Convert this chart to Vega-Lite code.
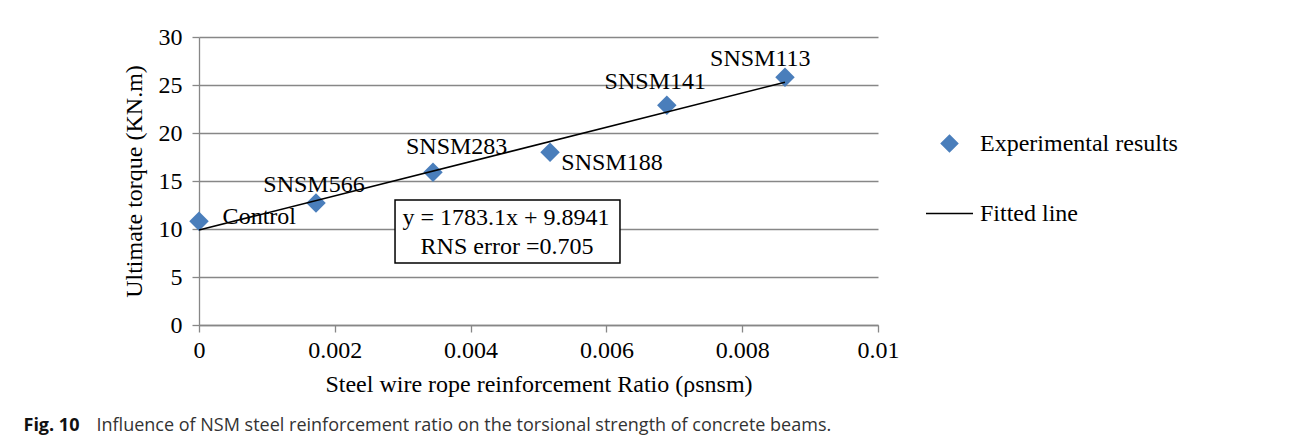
{
  "$schema": "https://vega.github.io/schema/vega-lite/v6.json",
  "width": 679,
  "height": 288,
  "autosize": {"type": "none"},
  "padding": {"left": 199, "top": 37, "right": 412, "bottom": 117},
  "background": "white",
  "resolve": {"axis": {"x": "independent", "y": "independent"}},
  "config": {
    "view": {"stroke": null},
    "axis": {
      "labelFont": "Liberation Serif",
      "labelFontSize": 24,
      "labelColor": "#000000",
      "titleFont": "Liberation Serif",
      "titleFontSize": 24,
      "titleFontWeight": "normal",
      "titleColor": "#000000",
      "domainColor": "#878787",
      "domainWidth": 1.3,
      "tickColor": "#878787",
      "tickWidth": 1.3,
      "tickSize": 7,
      "gridColor": "#878787",
      "gridWidth": 1.3,
      "gridOpacity": 1
    }
  },
  "layer": [
    {
      "data": {"values": [{"ratio": 0.002887, "ratio2": 0.0062, "torque": 6.46, "torque2": 13.02}]},
      "mark": {"type": "rect", "fill": "white", "stroke": "black", "strokeWidth": 1.5},
      "encoding": {
        "x": {"field": "ratio", "type": "quantitative", "scale": {"domain": [0, 0.01], "nice": false, "zero": false}, "axis": null},
        "x2": {"field": "ratio2"},
        "y": {"field": "torque", "type": "quantitative", "scale": {"domain": [0, 30], "nice": false}, "axis": null},
        "y2": {"field": "torque2"}
      }
    },
    {
      "data": {"values": [
        {"label": "Control", "ratio": 0, "torque": 10.8, "series": "Experimental results"},
        {"label": "SNSM566", "ratio": 0.001723, "torque": 12.7, "series": "Experimental results"},
        {"label": "SNSM283", "ratio": 0.003446, "torque": 15.9, "series": "Experimental results"},
        {"label": "SNSM188", "ratio": 0.00517, "torque": 18.0, "series": "Experimental results"},
        {"label": "SNSM141", "ratio": 0.00689, "torque": 22.9, "series": "Experimental results"},
        {"label": "SNSM113", "ratio": 0.00863, "torque": 25.8, "series": "Experimental results"}
      ]},
      "mark": {"type": "point", "filled": true, "opacity": 1, "size": 3100, "clip": false},
      "encoding": {
        "x": {
          "field": "ratio",
          "type": "quantitative",
          "scale": {"domain": [0, 0.01], "nice": false, "zero": false},
          "axis": {
            "orient": "bottom",
            "title": "Steel wire rope reinforcement Ratio (ρsnsm)",
            "values": [0, 0.002, 0.004, 0.006, 0.008, 0.01],
            "format": "~g",
            "grid": false,
            "labelPadding": 6,
            "titlePadding": 10,
            "labelFlush": false
          }
        },
        "y": {
          "field": "torque",
          "type": "quantitative",
          "scale": {"domain": [0, 30], "nice": false},
          "axis": {
            "orient": "left",
            "title": "Ultimate torque (KN.m)",
            "values": [0, 5, 10, 15, 20, 25, 30],
            "grid": true,
            "labelPadding": 10,
            "titlePadding": 12,
            "labelFlush": false
          }
        },
        "color": {
          "field": "series",
          "type": "nominal",
          "scale": {"domain": ["Experimental results", "Fitted line"], "range": ["#4a7ebb", "#000000"]},
          "legend": {
            "orient": "none",
            "legendX": 726,
            "legendY": 82,
            "title": null,
            "padding": 0,
            "symbolSize": 2209,
            "symbolOffset": 0,
            "labelFont": "Liberation Serif",
            "labelFontSize": 24,
            "labelColor": "#000000",
            "labelOffset": 6,
            "labelLimit": 0,
            "rowPadding": 33,
            "direction": "vertical",
            "encode": {
              "symbols": {
                "update": {
                  "fill": {"scale": "color", "field": "value"},
                  "stroke": {"scale": "color", "field": "value"},
                  "strokeWidth": {"value": 1.5},
                  "opacity": {"value": 1}
                }
              }
            }
          }
        },
        "shape": {
          "field": "series",
          "type": "nominal",
          "scale": {"domain": ["Experimental results", "Fitted line"], "range": ["M0,-0.35L0.35,0L0,0.35L-0.35,0Z", "M-1,0L1,0"]},
          "legend": {
            "orient": "none",
            "legendX": 726,
            "legendY": 82,
            "title": null,
            "padding": 0,
            "symbolSize": 2209,
            "symbolOffset": 0,
            "labelFont": "Liberation Serif",
            "labelFontSize": 24,
            "labelColor": "#000000",
            "labelOffset": 6,
            "labelLimit": 0,
            "rowPadding": 33,
            "direction": "vertical",
            "encode": {
              "symbols": {
                "update": {
                  "fill": {"scale": "color", "field": "value"},
                  "stroke": {"scale": "color", "field": "value"},
                  "strokeWidth": {"value": 1.5},
                  "opacity": {"value": 1}
                }
              }
            }
          }
        }
      }
    },
    {
      "data": {"values": [
        {"ratio": 0, "torque": 9.8941, "series": "Fitted line"},
        {"ratio": 0.00863, "torque": 25.282, "series": "Fitted line"}
      ]},
      "mark": {"type": "line", "strokeWidth": 1.5, "clip": false},
      "encoding": {
        "x": {
          "field": "ratio",
          "type": "quantitative",
          "scale": {"domain": [0, 0.01], "nice": false, "zero": false},
          "axis": {
            "orient": "top",
            "title": "Influence of NSM steel reinforcement ratio on the torsional strength of concrete beams.",
            "titleFont": "Open Sans",
            "titleFontSize": 18,
            "titleColor": "#333333",
            "titleFontWeight": "normal",
            "titleX": -103,
            "titleY": 393,
            "titleAlign": "left",
            "titleAnchor": "start",
            "titleBaseline": "alphabetic",
            "titleLimit": 0,
            "labels": false,
            "ticks": false,
            "domain": false,
            "grid": false
          }
        },
        "y": {
          "field": "torque",
          "type": "quantitative",
          "scale": {"domain": [0, 30], "nice": false},
          "axis": {
            "orient": "right",
            "title": "Fig. 10",
            "titleFont": "Open Sans",
            "titleFontSize": 18,
            "titleColor": "#111111",
            "titleFontWeight": "bold",
            "titleAngle": 0,
            "titleX": -855,
            "titleY": 393,
            "titleAlign": "left",
            "titleAnchor": "start",
            "titleBaseline": "alphabetic",
            "titleLimit": 0,
            "labels": false,
            "ticks": false,
            "domain": false,
            "grid": false
          }
        },
        "color": {"field": "series", "type": "nominal"}
      }
    },
    {
      "data": {"values": [
        {"text": "Control", "ratio": 0.000888, "torque": 11.25},
        {"text": "SNSM566", "ratio": 0.001694, "torque": 14.58},
        {"text": "SNSM283", "ratio": 0.003795, "torque": 18.57},
        {"text": "SNSM188", "ratio": 0.006082, "torque": 16.84},
        {"text": "SNSM141", "ratio": 0.00672, "torque": 25.35},
        {"text": "SNSM113", "ratio": 0.008267, "torque": 27.67}
      ]},
      "mark": {"type": "text", "font": "Liberation Serif", "fontSize": 24, "color": "#000000", "align": "center", "baseline": "middle", "clip": false},
      "encoding": {
        "x": {"field": "ratio", "type": "quantitative", "scale": {"domain": [0, 0.01], "nice": false, "zero": false}, "axis": null},
        "y": {"field": "torque", "type": "quantitative", "scale": {"domain": [0, 30], "nice": false}, "axis": null},
        "text": {"field": "text"}
      }
    },
    {
      "data": {"values": [
        {"text": "y = 1783.1x + 9.8941", "ratio": 0.004521, "torque": 11.15},
        {"text": "RNS error =0.705", "ratio": 0.004536, "torque": 8.16}
      ]},
      "mark": {"type": "text", "font": "Liberation Serif", "fontSize": 24, "color": "#000000", "align": "center", "baseline": "middle"},
      "encoding": {
        "x": {"field": "ratio", "type": "quantitative", "scale": {"domain": [0, 0.01], "nice": false, "zero": false}, "axis": null},
        "y": {"field": "torque", "type": "quantitative", "scale": {"domain": [0, 30], "nice": false}, "axis": null},
        "text": {"field": "text"}
      }
    }
  ]
}
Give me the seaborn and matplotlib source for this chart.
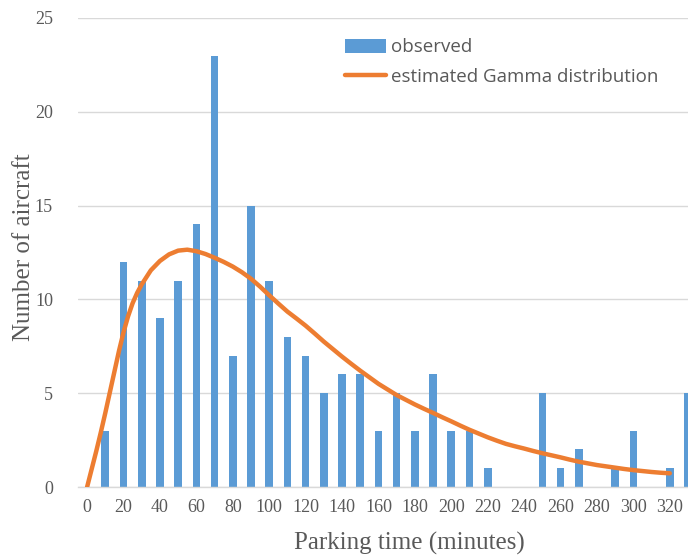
import matplotlib
matplotlib.use("Agg")
import matplotlib.pyplot as plt
import seaborn as sns
import pandas as pd
from matplotlib.patches import Patch
from matplotlib.lines import Line2D

# Observed counts
minutes = [10, 20, 30, 40, 50, 60, 70, 80, 90, 100, 110, 120, 130, 140, 150, 160, 170,
           180, 190, 200, 210, 220, 230, 240, 250, 260, 270, 280, 290, 300, 310, 320, 330]
observed = [3, 12, 11, 9, 11, 14, 23, 7, 15, 11, 8, 7, 5, 6, 6, 3, 5,
            3, 6, 3, 3, 1, 0, 0, 5, 1, 2, 0, 1, 3, 0, 1, 5]

# Estimated Gamma distribution curve
curve_x = [0, 2.5, 5, 7.5, 10, 12.5, 15, 17.5, 20, 22.5, 25, 27.5, 30, 35, 40, 45, 50, 55, 60,
           65, 70, 75, 80, 85, 90, 95, 100, 105, 110, 115, 120, 125, 130, 135, 140, 145, 150,
           155, 160, 165, 170, 175, 180, 185, 190, 195, 200, 205, 210, 215, 220, 225, 230,
           235, 240, 245, 250, 255, 260, 265, 270, 275, 280, 285, 290, 295, 300, 305, 310,
           315, 320]
curve_y = [0, 0.95, 1.9, 2.9, 3.95, 5.05, 6.15, 7.25, 8.25, 9.1, 9.8, 10.35, 10.8, 11.55, 12.05,
           12.4, 12.6, 12.65, 12.57, 12.42, 12.22, 12.0, 11.75, 11.45, 11.1, 10.68, 10.22,
           9.78, 9.35, 8.98, 8.6, 8.18, 7.75, 7.35, 6.95, 6.57, 6.2, 5.85, 5.5, 5.2, 4.9, 4.65,
           4.4, 4.17, 3.95, 3.72, 3.5, 3.27, 3.05, 2.85, 2.65, 2.47, 2.3, 2.17, 2.05, 1.92,
           1.8, 1.69, 1.58, 1.46, 1.35, 1.26, 1.17, 1.1, 1.03, 0.96, 0.9, 0.85, 0.8, 0.76, 0.73]

xticks = list(range(0, 321, 20))
yticks = [0, 5, 10, 15, 20, 25]

bar_color = "#5B9BD5"
line_color = "#ED7D31"
text_gray = "#595959"

sns.set_style("white")
plt.rcParams['font.family'] = ['Liberation Serif', 'DejaVu Sans']

fig = plt.figure(figsize=(6.88, 5.57), dpi=100)
ax = fig.add_axes([78/688, (557-487)/557, 1 - 78/688, (487-18)/557])

df_bar = pd.DataFrame({"minutes": minutes, "observed": observed})
df_line = pd.DataFrame({"minutes": curve_x, "fit": curve_y})

sns.barplot(data=df_bar, x="minutes", y="observed", native_scale=True, width=0.42,
            color=bar_color, saturation=1, ax=ax, zorder=2, linewidth=0)
sns.lineplot(data=df_line, x="minutes", y="fit", color=line_color, linewidth=3.2,
             ax=ax, zorder=3, solid_capstyle="round", solid_joinstyle="round")

ax.set_xlim(-5, 330)
ax.set_ylim(0, 25)
ax.set_xticks(xticks)
ax.set_xticklabels([str(t) for t in xticks])
ax.set_yticks(yticks)
ax.set_yticklabels([str(t) for t in yticks])
ax.yaxis.grid(True, color="#D9D9D9", linewidth=1.0, zorder=0)
ax.set_axisbelow(True)
for s in ["top", "right", "left"]:
    ax.spines[s].set_visible(False)
ax.spines["bottom"].set_color("#D9D9D9")
ax.spines["bottom"].set_linewidth(1.0)
ax.tick_params(axis="both", length=0, labelsize=13, labelcolor=text_gray)
ax.tick_params(axis="x", pad=9)
ax.tick_params(axis="y", pad=18)

ax.set_xlabel("Parking time (minutes)", fontsize=18, color=text_gray)
ax.set_ylabel("Number of aircraft", fontsize=18, color=text_gray)
ax.xaxis.set_label_coords((409-78)/(688-78), -(532-487)/(487-18))
ax.yaxis.set_label_coords(-(78-35)/(688-78), (487-247)/(487-18))

handles = [Patch(facecolor=bar_color, edgecolor="none"),
           Line2D([0], [0], color=line_color, linewidth=3.2, solid_capstyle="round")]
leg = ax.legend(handles, ["observed", "estimated Gamma distribution"],
                loc="upper left", bbox_to_anchor=((337-78)/610, (487-31)/469),
                frameon=False, prop={"family": "Open Sans", "size": 13.5},
                handlelength=2.2, handleheight=0.8, handletextpad=0.3, labelspacing=0.6,
                borderaxespad=0)
for t in leg.get_texts():
    t.set_color(text_gray)

fig.savefig("out.png", dpi=100)
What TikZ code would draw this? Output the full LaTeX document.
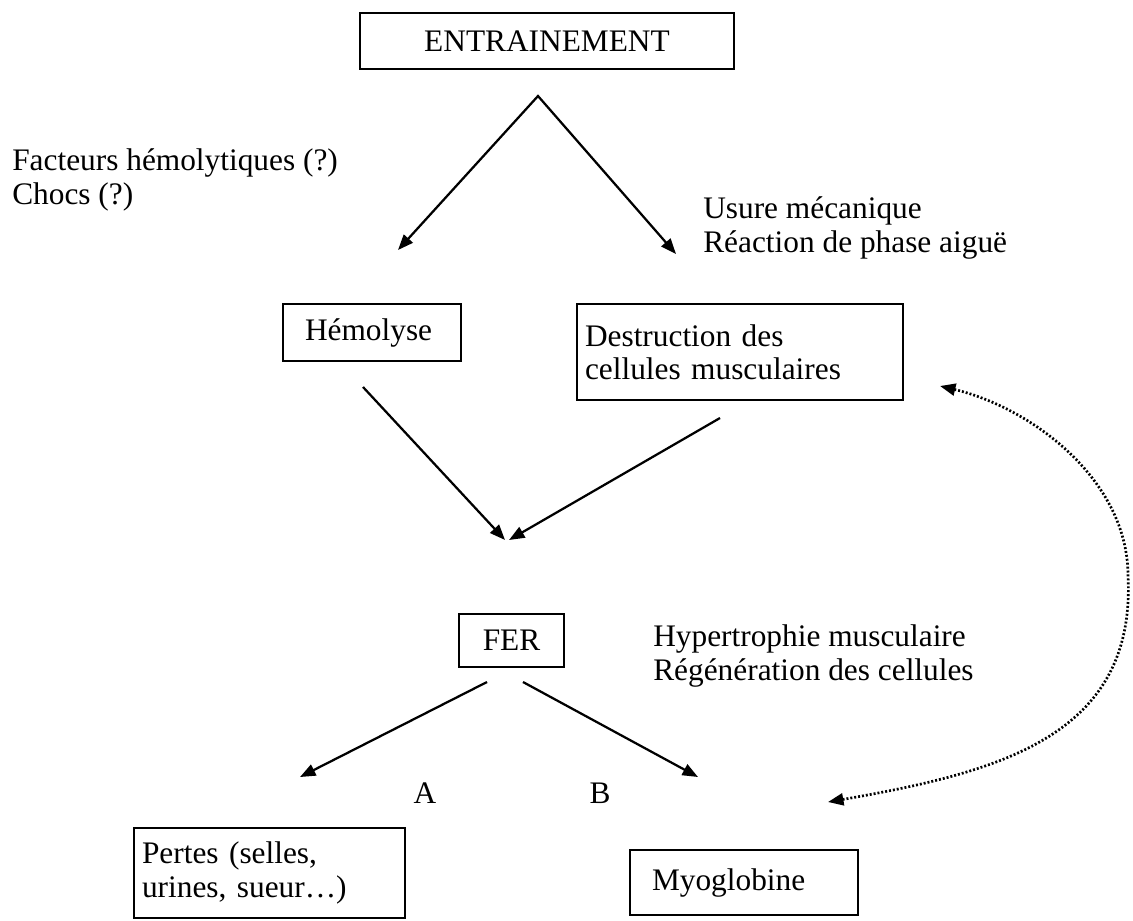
\documentclass[tikz,border=0pt]{standalone}
\usepackage{fontspec}
\setmainfont{Liberation Serif}
\usetikzlibrary{arrows.meta}

\begin{document}
\begin{tikzpicture}[
		boite/.style={draw, line width=1.3pt, inner ysep=0pt, align=left},
		fleche/.style={line width=1.6pt, -{Triangle[length=11pt,width=8.5pt]}},
		pointille/.style={line width=1.9pt, dash pattern=on 1.4pt off 1.4pt,
			{Triangle[length=11pt,width=8.5pt]}-{Triangle[length=11pt,width=8.5pt]}},
		every node/.style={font=\fontsize{22.3}{23.8}\selectfont}
	]
			%%%%% START %%%%%
			
			\useasboundingbox (0, 0) rectangle (28.325, -23);
			
			\node[boite, align=center, minimum width=9.35cm, minimum height=1.4cm] (entr) at (13.675, -1.025) {ENTRAINEMENT};
			
			% base = last line
			\node[anchor=base west, align=left, inner sep=0] (facteurs) at (0.3, -5.1) {Facteurs hémolytiques (?)\\Chocs (?)};
			\node[anchor=base west, align=left, inner sep=0] (usure) at (17.575, -6.3) {Usure mécanique\\Réaction de phase aiguë};
			
			\coordinate (sommet) at (13.45, -2.4);
			\coordinate (pointeG) at (9.95, -6.25);
			\coordinate (pointeD) at (16.9, -6.35);
			\draw[fleche, {Triangle[length=11pt,width=8.5pt]}-{Triangle[length=11pt,width=8.5pt]}] (pointeG) -- (sommet) -- (pointeD);
			
			\node[boite, inner xsep=0.55cm, text width=3.35cm, minimum height=1.425cm] (hemo) at (9.3, -8.3125) {Hémolyse};
			\node[boite, inner xsep=0.2cm, text width=7.75cm, minimum height=2.4cm] (destr) at (18.5, -8.8) {Destruction des\\cellules musculaires};
			
			\coordinate (departH) at (9.075, -9.675);
			\coordinate (departD) at (18, -10.45);
			\coordinate (arriveeH) at (12.625, -13.5);
			\coordinate (arriveeD) at (12.725, -13.5);
			\draw[fleche] (departH) -- (arriveeH);
			\draw[fleche] (departD) -- (arriveeD);
			
			\node[boite, align=center, minimum width=2.625cm, minimum height=1.325cm] (fer) at (12.7875, -16.0125) {FER};
			\node[anchor=base west, align=left, inner sep=0] (hyper) at (16.325, -17.0) {Hypertrophie musculaire\\Régénération des cellules};
			
			\coordinate (departA) at (12.175, -17.05);
			\coordinate (departB) at (13.075, -17.05);
			\coordinate (pointeA) at (7.5, -19.425);
			\coordinate (pointeB) at (17.45, -19.425);
			\draw[fleche] (departA) -- (pointeA);
			\draw[fleche] (departB) -- (pointeB);
			\node (lettreA) at (10.625, -19.825) {A};
			\node (lettreB) at (15, -19.825) {B};
			
			\node[boite, inner xsep=0.2cm, text width=6.375cm, minimum height=2.25cm] (pertes) at (6.7375, -21.825) {Pertes (selles,\\urines, sueur…)};
			\node[boite, inner xsep=0.55cm, text width=4.6cm, minimum height=1.625cm] (myo) at (18.6, -22.0625) {Myoglobine};
			
			\coordinate (retourH) at (23.5, -9.65);
			\coordinate (retourB) at (20.7, -20.05);
			\draw[pointille] (retourB) .. controls (25, -19.3) and (28.4, -18.4) .. (28.2, -14.4)
				.. controls (28.2, -12) and (25.8, -10.2) .. (retourH);
			
			%%%%% END %%%%%
\end{tikzpicture}
\end{document}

═══

## JOB
Pull out only the lines from the one with "What TikZ code" up to and including the one with "(sommet) -- (pointeD);", and drop any pictures along the way.

## EXERCISE SOLUTION
What TikZ code would draw this? Output the full LaTeX document.
\documentclass[tikz,border=0pt]{standalone}
\usepackage{fontspec}
\setmainfont{Liberation Serif}
\usetikzlibrary{arrows.meta}

\begin{document}
\begin{tikzpicture}[
		boite/.style={draw, line width=1.3pt, inner ysep=0pt, align=left},
		fleche/.style={line width=1.6pt, -{Triangle[length=11pt,width=8.5pt]}},
		pointille/.style={line width=1.9pt, dash pattern=on 1.4pt off 1.4pt,
			{Triangle[length=11pt,width=8.5pt]}-{Triangle[length=11pt,width=8.5pt]}},
		every node/.style={font=\fontsize{22.3}{23.8}\selectfont}
	]
			%%%%% START %%%%%
			
			\useasboundingbox (0, 0) rectangle (28.325, -23);
			
			\node[boite, align=center, minimum width=9.35cm, minimum height=1.4cm] (entr) at (13.675, -1.025) {ENTRAINEMENT};
			
			% base = last line
			\node[anchor=base west, align=left, inner sep=0] (facteurs) at (0.3, -5.1) {Facteurs hémolytiques (?)\\Chocs (?)};
			\node[anchor=base west, align=left, inner sep=0] (usure) at (17.575, -6.3) {Usure mécanique\\Réaction de phase aiguë};
			
			\coordinate (sommet) at (13.45, -2.4);
			\coordinate (pointeG) at (9.95, -6.25);
			\coordinate (pointeD) at (16.9, -6.35);
			\draw[fleche, {Triangle[length=11pt,width=8.5pt]}-{Triangle[length=11pt,width=8.5pt]}] (pointeG) -- (sommet) -- (pointeD);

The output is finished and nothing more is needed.